Data entries:
◆ ◆ ◆ ◆

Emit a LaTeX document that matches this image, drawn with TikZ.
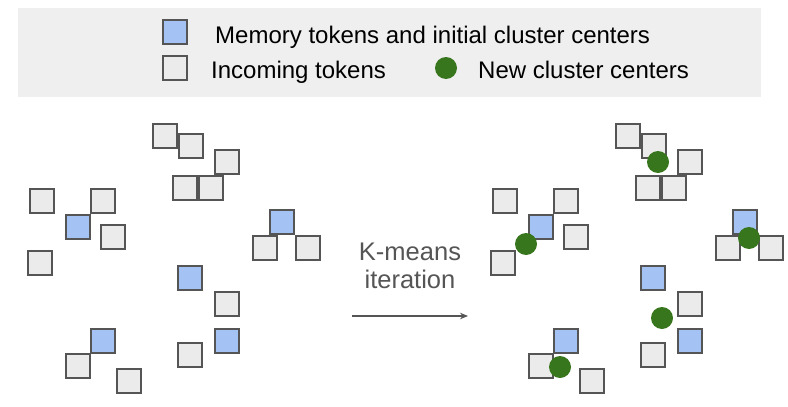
\documentclass[tikz,border=0pt]{standalone}
\usepackage{fontspec}
\setmainfont{Liberation Sans}
\usetikzlibrary{arrows.meta}
\definecolor{memblue}{HTML}{A4C2F4}
\definecolor{tokgray}{HTML}{EBEBEB}
\definecolor{edgegray}{HTML}{555555}
\definecolor{newgreen}{HTML}{38761D}
\definecolor{legendbg}{HTML}{EFEFEF}

\begin{document}
\begin{tikzpicture}[x=1pt,y=-1pt,
    token/.style={draw=edgegray,line width=1.6pt,fill=tokgray,minimum size=24.4pt,inner sep=0pt,anchor=north west},
    mem/.style={token,fill=memblue},
    newc/.style={circle,fill=newgreen,minimum size=22pt,inner sep=0pt},
    legtext/.style={anchor=base west,inner sep=0pt,font=\fontsize{24}{28}\selectfont}]
\useasboundingbox (0,0) rectangle (788,407);
\fill[legendbg] (18,8) rectangle (761,97);
\node[mem] (legm) at (162,19) {};
\node[token] (legt) at (162,55) {};
\node[newc] (legc) at (446,68) {};
\node[legtext] (legmtext) at (215,43) {Memory tokens and initial cluster centers};
\node[legtext] (legttext) at (211,78) {Incoming tokens};
\node[legtext] (legctext) at (478,78) {New cluster centers};
\foreach \p/\dx in {L/0,R/463} {
    \foreach \x/\y [count=\i] in {152/123,178/133,214/149,172/175,198/175,29/188,90/188,
        100/224,27/250,252/235,295/235,214/291,177/342,65/353,116/368}
        \node[token] (\p g\i) at (\x+\dx,\y) {};
    \foreach \x/\y [count=\i] in {65/214,269/209,177/265,214/328,90/328}
        \node[mem] (\p m\i) at (\x+\dx,\y) {};
}
\foreach \x/\y [count=\i] in {658/162,526/244,749/238,662/318,560/367}
    \node[newc] (c\i) at (\x,\y) {};
\node[align=center,text=edgegray,font=\fontsize{25.5}{28}\selectfont] (kmeans) at (410,266) {K-means\\iteration};
\coordinate (arrs) at (352,316);
\coordinate (arre) at (468,316);
\draw[-{Stealth[length=8pt,width=6.5pt]},edgegray,line width=1.2pt] (arrs) -- (arre);
\end{tikzpicture}
\end{document}
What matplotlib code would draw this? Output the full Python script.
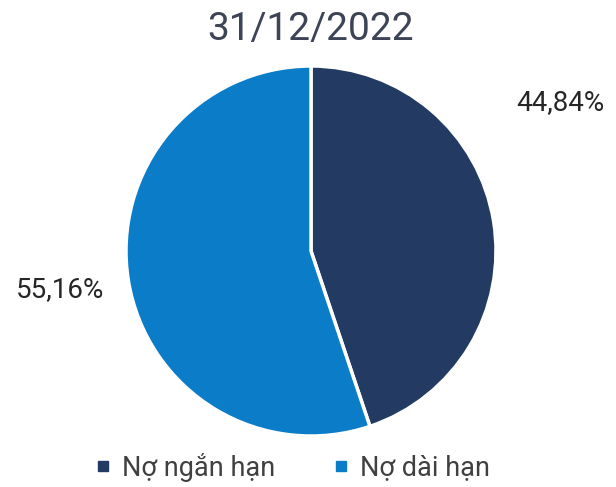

◆ ◆ ◆ ◆

▸ DIRECTION
Reproduce all of the entries word for word, skipping any pictures they hold.

▸ EXERCISE ANSWER
Emit a LaTeX document that matches this image, drawn with TikZ.
\documentclass[tikz,border=0pt]{standalone}
\usepackage{fontspec}
\setmainfont{Liberation Sans}
\usetikzlibrary{arrows.meta}
\definecolor{memblue}{HTML}{A4C2F4}
\definecolor{tokgray}{HTML}{EBEBEB}
\definecolor{edgegray}{HTML}{555555}
\definecolor{newgreen}{HTML}{38761D}
\definecolor{legendbg}{HTML}{EFEFEF}

\begin{document}
\begin{tikzpicture}[x=1pt,y=-1pt,
    token/.style={draw=edgegray,line width=1.6pt,fill=tokgray,minimum size=24.4pt,inner sep=0pt,anchor=north west},
    mem/.style={token,fill=memblue},
    newc/.style={circle,fill=newgreen,minimum size=22pt,inner sep=0pt},
    legtext/.style={anchor=base west,inner sep=0pt,font=\fontsize{24}{28}\selectfont}]
\useasboundingbox (0,0) rectangle (788,407);
\fill[legendbg] (18,8) rectangle (761,97);
\node[mem] (legm) at (162,19) {};
\node[token] (legt) at (162,55) {};
\node[newc] (legc) at (446,68) {};
\node[legtext] (legmtext) at (215,43) {Memory tokens and initial cluster centers};
\node[legtext] (legttext) at (211,78) {Incoming tokens};
\node[legtext] (legctext) at (478,78) {New cluster centers};
\foreach \p/\dx in {L/0,R/463} {
    \foreach \x/\y [count=\i] in {152/123,178/133,214/149,172/175,198/175,29/188,90/188,
        100/224,27/250,252/235,295/235,214/291,177/342,65/353,116/368}
        \node[token] (\p g\i) at (\x+\dx,\y) {};
    \foreach \x/\y [count=\i] in {65/214,269/209,177/265,214/328,90/328}
        \node[mem] (\p m\i) at (\x+\dx,\y) {};
}
\foreach \x/\y [count=\i] in {658/162,526/244,749/238,662/318,560/367}
    \node[newc] (c\i) at (\x,\y) {};
\node[align=center,text=edgegray,font=\fontsize{25.5}{28}\selectfont] (kmeans) at (410,266) {K-means\\iteration};
\coordinate (arrs) at (352,316);
\coordinate (arre) at (468,316);
\draw[-{Stealth[length=8pt,width=6.5pt]},edgegray,line width=1.2pt] (arrs) -- (arre);
\end{tikzpicture}
\end{document}
What matplotlib code would draw this? Output the full Python script.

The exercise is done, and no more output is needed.